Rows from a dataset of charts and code

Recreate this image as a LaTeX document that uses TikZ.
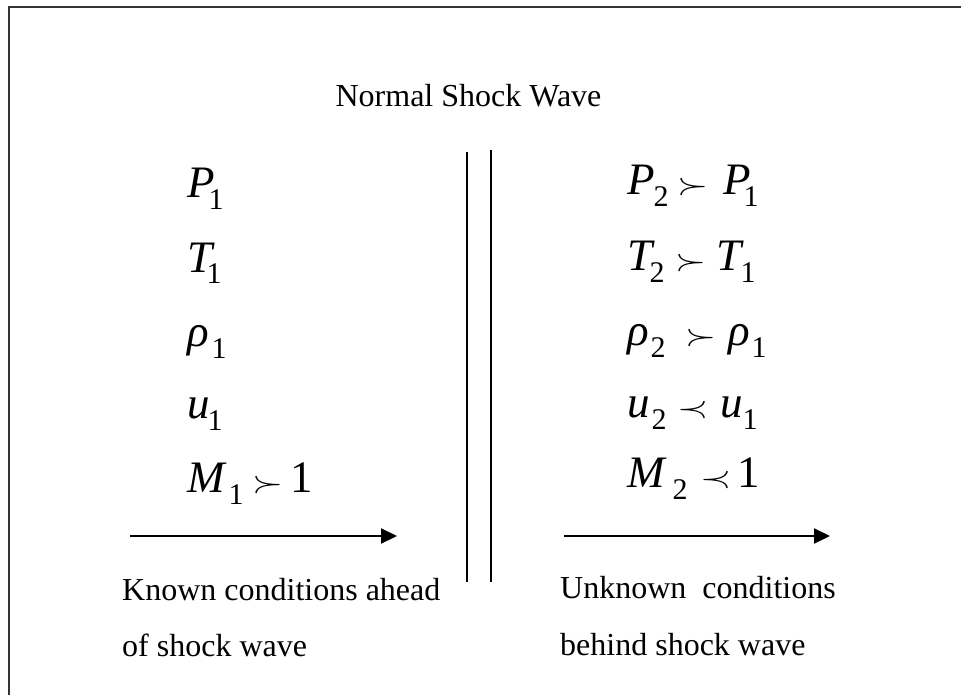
\documentclass[tikz,border=0pt]{standalone}
\usepackage{fontspec}
\setmainfont{Liberation Serif}
\newfontfamily\itf{Liberation Serif Italic}
\usetikzlibrary{arrows.meta}
\newcommand\bigsz{\fontsize{45}{50}\selectfont}
\newcommand\subsz{\fontsize{30}{32}\selectfont}
\newcommand\putat[2]{\makebox[0pt][l]{\hspace*{#1pt}#2}}
\newcommand\sbs[2]{\putat{#1}{\raisebox{-12pt}{\subsz #2}}}
\newcommand\itv[2]{\putat{#1}{\itf #2}}
\newcommand\rel[2]{\putat{#1}{\scalebox{4}[3]{\fontsize{10}{12}\selectfont$#2$}}}
\begin{document}
\begin{tikzpicture}[x=1pt,y=-1pt,
  frame/.style={line width=1.6pt,draw=black!80},
  shock/.style={line width=2.2pt},
  flow/.style={line width=2.2pt,-{Triangle[length=16pt,width=15pt]}},
  label/.style={font=\fontsize{32}{36}\selectfont,inner sep=0pt,anchor=base west},
  row/.style={font=\bigsz,inner sep=0pt,anchor=base west}]
\useasboundingbox (0,0) rectangle (961,695);
\draw[frame] (9,695) -- (9,7) -- (961,7);

\node[label,anchor=base] (title) at (468.5,107) {Normal Shock Wave};

% left column
\node[row] (l1) at (187,198) {\itv{0}{P}\sbs{21}{1}};
\node[row] (l2) at (187,272) {\itv{0}{T}\sbs{19}{1}};
\node[row] (l3) at (187,346) {\itv{0}{ρ}\sbs{24}{1}};
\node[row] (l4) at (187,418) {\itv{0}{u}\sbs{20}{1}};
\node[row] (l5) at (187,492) {\itv{0}{M}\sbs{41}{1}\rel{65}{\succ}\putat{103}{1}};

% right column
\node[row] (r1) at (627,195) {\itv{0}{P}\sbs{26}{2}\rel{50}{\succ}\itv{96}{P}\sbs{116}{1}};
\node[row] (r2) at (627,270) {\itv{0}{T}\sbs{22}{2}\rel{48}{\succ}\itv{89}{T}\sbs{113}{1}};
\node[row] (r3) at (627,345) {\itv{0}{ρ}\sbs{23}{2}\rel{58}{\succ}\itv{101}{ρ}\sbs{124}{1}};
\node[row] (r4) at (627,417) {\itv{0}{u}\sbs{24}{2}\rel{50}{\prec}\itv{93}{u}\sbs{115}{1}};
\node[row] (r5) at (627,487) {\itv{0}{M}\sbs{45}{2}\rel{73}{\prec}\putat{110}{1}};

% shock wave lines
\coordinate (s1t) at (467,152); \coordinate (s1b) at (467,582);
\coordinate (s2t) at (491,150); \coordinate (s2b) at (491,582);
\draw[shock] (s1t) -- (s1b);
\draw[shock] (s2t) -- (s2b);

% flow arrows
\coordinate (a1s) at (130,536); \coordinate (a1e) at (397,536);
\coordinate (a2s) at (564,536); \coordinate (a2e) at (830,536);
\draw[flow] (a1s) -- (a1e);
\draw[flow] (a2s) -- (a2e);

% captions
\node[label] (k1) at (122,600) {Known conditions ahead};
\node[label] (k2) at (122,656) {of shock wave};
\node[label] (u1) at (560,598) {Unknown\hspace{0.5em}conditions};
\node[label] (u2) at (560,655) {behind shock wave};
\end{tikzpicture}
\end{document}
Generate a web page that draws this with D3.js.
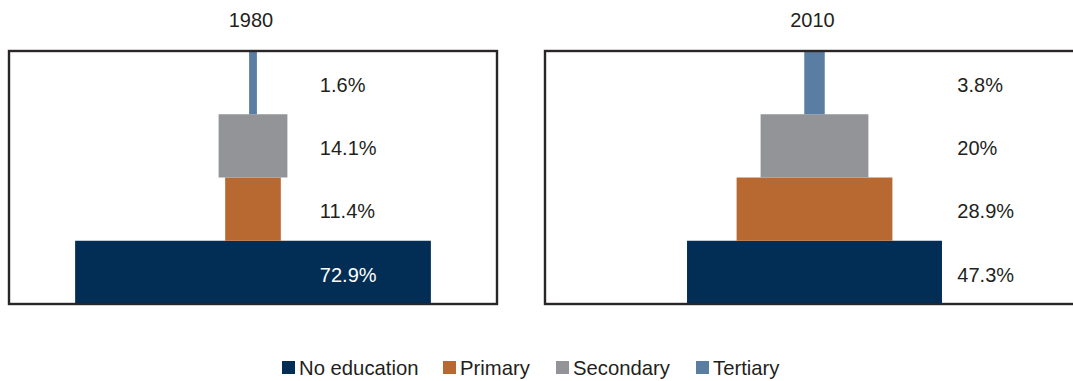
<!DOCTYPE html>
<html>
<head>
<meta charset="utf-8">
<script src="https://cdn.jsdelivr.net/npm/d3@7"></script>
<style>
  html, body { margin: 0; padding: 0; background: #fff; }
  svg { display: block; font-family: "Liberation Sans", Arial, Helvetica, sans-serif; }
</style>
</head>
<body>
<svg id="chart" width="1073" height="381"></svg>
<script>
// Education levels, drawn bottom-up as a pyramid
const levels = ["No education", "Primary", "Secondary", "Tertiary"];
const colors = ["#022e55", "#b86831", "#939498", "#5a7ea1"];

const years = ["1980", "2010"];
const shares1980 = [72.9, 11.4, 14.1, 1.6];
const shares2010 = [47.3, 28.9, 20, 3.8];
const labels1980 = ["72.9%", "11.4%", "14.1%", "1.6%"];
const labels2010 = ["47.3%", "28.9%", "20%", "3.8%"];

const svg = d3.select("#chart");

// Panel frames and where the value labels sit (in axis units)
const panels = [
  { year: years[0], values: shares1980, labels: labels1980, x0: 9,   x1: 497,  labelAt: 13.7 },
  { year: years[1], values: shares2010, labels: labels2010, x0: 545, x1: 1084, labelAt: 26.5 }
];
const frameTop = 51, frameBottom = 304;

panels.forEach(p => {
  const g = svg.append("g");

  // symmetric axis so each bar is centred in its frame
  const x = d3.scaleLinear().domain([-50, 50]).range([p.x0, p.x1]);
  const y = d3.scaleBand().domain(levels.slice().reverse()).range([frameTop, frameBottom]).padding(0);

  const rows = levels.map((lvl, i) => ({ lvl, v: p.values[i], label: p.labels[i], color: colors[i] }));

  g.selectAll("rect.bar")
    .data(rows)
    .join("rect")
    .attr("class", "bar")
    .attr("x", d => x(-d.v / 2))
    .attr("width", d => x(d.v / 2) - x(-d.v / 2))
    .attr("y", d => y(d.lvl))
    .attr("height", y.bandwidth())
    .attr("fill", d => d.color);

  g.selectAll("text.val")
    .data(rows)
    .join("text")
    .attr("class", "val")
    .attr("x", x(p.labelAt))
    .attr("y", d => y(d.lvl) + y.bandwidth() / 2)
    .attr("dy", "0.46em")
    .attr("font-size", 20)
    .attr("fill", d => (p.labelAt < d.v / 2 ? "#ffffff" : "#231f20"))
    .text(d => d.label);

  // frame
  g.append("rect")
    .attr("x", p.x0)
    .attr("y", frameTop)
    .attr("width", p.x1 - p.x0)
    .attr("height", frameBottom - frameTop)
    .attr("fill", "none")
    .attr("stroke", "#2a2627")
    .attr("stroke-width", 2.4);

  // year title
  svg.append("text")
    .attr("x", x(0) - 2)
    .attr("y", 27)
    .attr("text-anchor", "middle")
    .attr("font-size", 20)
    .attr("fill", "#231f20")
    .text(p.year);
});

// Legend
const legendItems = levels.map((lvl, i) => ({ lvl, color: colors[i] }));
const legendX = [282, 443, 556, 696];
const legend = svg.append("g");
const item = legend.selectAll("g")
  .data(legendItems)
  .join("g")
  .attr("transform", (d, i) => `translate(${legendX[i]},361)`);
item.append("rect")
  .attr("width", 13)
  .attr("height", 13)
  .attr("fill", d => d.color);
item.append("text")
  .attr("x", 17)
  .attr("y", 13.5)
  .attr("font-size", 20.3)
  .attr("fill", "#231f20")
  .text(d => d.lvl);
</script>
</body>
</html>
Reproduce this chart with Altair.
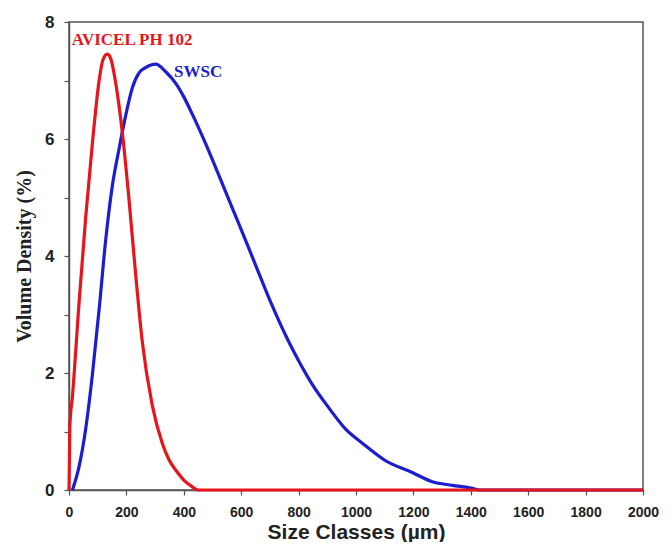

WRITTEN INSTRUCTION
Without the pictures, transcribe the listing above exactly.

EXERCISE OUTPUT
Recreate this image as a LaTeX document that uses TikZ.
\documentclass[tikz,border=0pt]{standalone}
\usepackage{fontspec}
\setmainfont{Liberation Serif}
\newfontfamily\itf{Liberation Serif Italic}
\usetikzlibrary{arrows.meta}
\newcommand\bigsz{\fontsize{45}{50}\selectfont}
\newcommand\subsz{\fontsize{30}{32}\selectfont}
\newcommand\putat[2]{\makebox[0pt][l]{\hspace*{#1pt}#2}}
\newcommand\sbs[2]{\putat{#1}{\raisebox{-12pt}{\subsz #2}}}
\newcommand\itv[2]{\putat{#1}{\itf #2}}
\newcommand\rel[2]{\putat{#1}{\scalebox{4}[3]{\fontsize{10}{12}\selectfont$#2$}}}
\begin{document}
\begin{tikzpicture}[x=1pt,y=-1pt,
  frame/.style={line width=1.6pt,draw=black!80},
  shock/.style={line width=2.2pt},
  flow/.style={line width=2.2pt,-{Triangle[length=16pt,width=15pt]}},
  label/.style={font=\fontsize{32}{36}\selectfont,inner sep=0pt,anchor=base west},
  row/.style={font=\bigsz,inner sep=0pt,anchor=base west}]
\useasboundingbox (0,0) rectangle (961,695);
\draw[frame] (9,695) -- (9,7) -- (961,7);

\node[label,anchor=base] (title) at (468.5,107) {Normal Shock Wave};

% left column
\node[row] (l1) at (187,198) {\itv{0}{P}\sbs{21}{1}};
\node[row] (l2) at (187,272) {\itv{0}{T}\sbs{19}{1}};
\node[row] (l3) at (187,346) {\itv{0}{ρ}\sbs{24}{1}};
\node[row] (l4) at (187,418) {\itv{0}{u}\sbs{20}{1}};
\node[row] (l5) at (187,492) {\itv{0}{M}\sbs{41}{1}\rel{65}{\succ}\putat{103}{1}};

% right column
\node[row] (r1) at (627,195) {\itv{0}{P}\sbs{26}{2}\rel{50}{\succ}\itv{96}{P}\sbs{116}{1}};
\node[row] (r2) at (627,270) {\itv{0}{T}\sbs{22}{2}\rel{48}{\succ}\itv{89}{T}\sbs{113}{1}};
\node[row] (r3) at (627,345) {\itv{0}{ρ}\sbs{23}{2}\rel{58}{\succ}\itv{101}{ρ}\sbs{124}{1}};
\node[row] (r4) at (627,417) {\itv{0}{u}\sbs{24}{2}\rel{50}{\prec}\itv{93}{u}\sbs{115}{1}};
\node[row] (r5) at (627,487) {\itv{0}{M}\sbs{45}{2}\rel{73}{\prec}\putat{110}{1}};

% shock wave lines
\coordinate (s1t) at (467,152); \coordinate (s1b) at (467,582);
\coordinate (s2t) at (491,150); \coordinate (s2b) at (491,582);
\draw[shock] (s1t) -- (s1b);
\draw[shock] (s2t) -- (s2b);

% flow arrows
\coordinate (a1s) at (130,536); \coordinate (a1e) at (397,536);
\coordinate (a2s) at (564,536); \coordinate (a2e) at (830,536);
\draw[flow] (a1s) -- (a1e);
\draw[flow] (a2s) -- (a2e);

% captions
\node[label] (k1) at (122,600) {Known conditions ahead};
\node[label] (k2) at (122,656) {of shock wave};
\node[label] (u1) at (560,598) {Unknown\hspace{0.5em}conditions};
\node[label] (u2) at (560,655) {behind shock wave};
\end{tikzpicture}
\end{document}
Generate a web page that draws this with D3.js.
<!DOCTYPE html>
<html>
<head>
<meta charset="utf-8">
<script src="https://cdn.jsdelivr.net/npm/d3@7"></script>
<style>
  html, body { margin: 0; padding: 0; background: #fff; }
  svg { display: block; font-family: "Liberation Sans", Arial, Helvetica, sans-serif; }
</style>
</head>
<body>
<svg id="chart" width="1073" height="381"></svg>
<script>
// Education levels, drawn bottom-up as a pyramid
const levels = ["No education", "Primary", "Secondary", "Tertiary"];
const colors = ["#022e55", "#b86831", "#939498", "#5a7ea1"];

const years = ["1980", "2010"];
const shares1980 = [72.9, 11.4, 14.1, 1.6];
const shares2010 = [47.3, 28.9, 20, 3.8];
const labels1980 = ["72.9%", "11.4%", "14.1%", "1.6%"];
const labels2010 = ["47.3%", "28.9%", "20%", "3.8%"];

const svg = d3.select("#chart");

// Panel frames and where the value labels sit (in axis units)
const panels = [
  { year: years[0], values: shares1980, labels: labels1980, x0: 9,   x1: 497,  labelAt: 13.7 },
  { year: years[1], values: shares2010, labels: labels2010, x0: 545, x1: 1084, labelAt: 26.5 }
];
const frameTop = 51, frameBottom = 304;

panels.forEach(p => {
  const g = svg.append("g");

  // symmetric axis so each bar is centred in its frame
  const x = d3.scaleLinear().domain([-50, 50]).range([p.x0, p.x1]);
  const y = d3.scaleBand().domain(levels.slice().reverse()).range([frameTop, frameBottom]).padding(0);

  const rows = levels.map((lvl, i) => ({ lvl, v: p.values[i], label: p.labels[i], color: colors[i] }));

  g.selectAll("rect.bar")
    .data(rows)
    .join("rect")
    .attr("class", "bar")
    .attr("x", d => x(-d.v / 2))
    .attr("width", d => x(d.v / 2) - x(-d.v / 2))
    .attr("y", d => y(d.lvl))
    .attr("height", y.bandwidth())
    .attr("fill", d => d.color);

  g.selectAll("text.val")
    .data(rows)
    .join("text")
    .attr("class", "val")
    .attr("x", x(p.labelAt))
    .attr("y", d => y(d.lvl) + y.bandwidth() / 2)
    .attr("dy", "0.46em")
    .attr("font-size", 20)
    .attr("fill", d => (p.labelAt < d.v / 2 ? "#ffffff" : "#231f20"))
    .text(d => d.label);

  // frame
  g.append("rect")
    .attr("x", p.x0)
    .attr("y", frameTop)
    .attr("width", p.x1 - p.x0)
    .attr("height", frameBottom - frameTop)
    .attr("fill", "none")
    .attr("stroke", "#2a2627")
    .attr("stroke-width", 2.4);

  // year title
  svg.append("text")
    .attr("x", x(0) - 2)
    .attr("y", 27)
    .attr("text-anchor", "middle")
    .attr("font-size", 20)
    .attr("fill", "#231f20")
    .text(p.year);
});

// Legend
const legendItems = levels.map((lvl, i) => ({ lvl, color: colors[i] }));
const legendX = [282, 443, 556, 696];
const legend = svg.append("g");
const item = legend.selectAll("g")
  .data(legendItems)
  .join("g")
  .attr("transform", (d, i) => `translate(${legendX[i]},361)`);
item.append("rect")
  .attr("width", 13)
  .attr("height", 13)
  .attr("fill", d => d.color);
item.append("text")
  .attr("x", 17)
  .attr("y", 13.5)
  .attr("font-size", 20.3)
  .attr("fill", "#231f20")
  .text(d => d.lvl);
</script>
</body>
</html>
Reproduce this chart with Altair.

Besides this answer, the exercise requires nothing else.